Pubblicava nelle “storie temporanee” immagini di combattenti jihadisti con armi e bandiere nere con in sottofondo un audio di una preghiera per dare coraggio ai mujahidin durante la battaglia.
Nelle storie legate al profilo Instagram, veniva pubblicato un video di un combattente che inneggia al jihad appoggiato ad un cannone mentre l’audio di sottofondo fa riferimento alla lotta armata.

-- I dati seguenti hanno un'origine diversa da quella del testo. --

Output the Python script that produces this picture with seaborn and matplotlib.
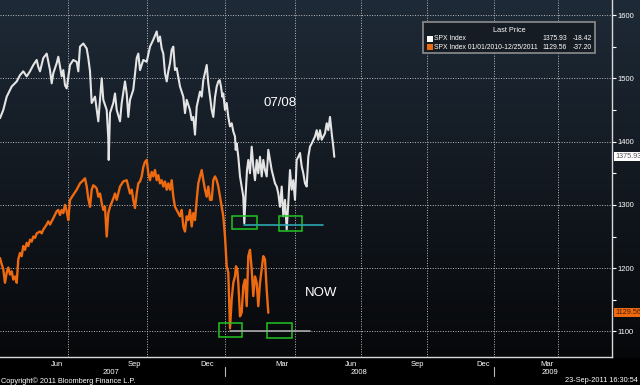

L’attività investigativa condotta dalla DIGOS di Genova in collaborazione con la Direzione Centrale della Polizia di Prevenzione, ha avuto inizio a fine 2021 ed ha consentito allo stato di accertare che l’indagato ed i suoi contatti fanno parte di un network intercontinentale asservito alle logiche di Al-Qaeda, avente quale obiettivo la propaganda della riscossa violenta in nome di un salafismo jihadista intollerante.
Gli indizi a carico dell’ indagato sono stati raccolti grazie ad una attività di intercettazione telefonica e telematica, di monitoraggio dei profili social dell’indagato, unitamente ad una ricerca su fonti aperte.
Nello svolgimento della indagine e nella formulazione della richiesta di applicazione di misure cautelari si è tenuto conto che la libertà di pensiero, il diritto di cronaca e quello di critica non sono assoluti, ma che questi trovano limiti nella necessità di proteggere altri beni costituzionalmente tutelati e nell’esigenza di prevenire o far cessare turbamenti della sicurezza pubblica, la cui salvaguardia costituisce finalità al sistema (riferimento alla Cassazione Sez. 1, Sentenza n. 350 del 10/12/1990).
La polizia Giudiziaria ha altresi proceduto a perquisizioni, con la collaborazione della DIGOS di Mantova.
Viene fatta salva la presunzione di innocenza, in base agli artt. 27 della Costituzione, 6 della Convenzione europea dei Diritti dell’Uomo, 47 e 48 della Carta dei Diritti Fondamentali dell’Unione Europea – delle persone sottoposte ad indagini preliminari, nonché la possibilità per le medesime di far valere, in ogni fase del procedimento, la propria estraneità ai reati.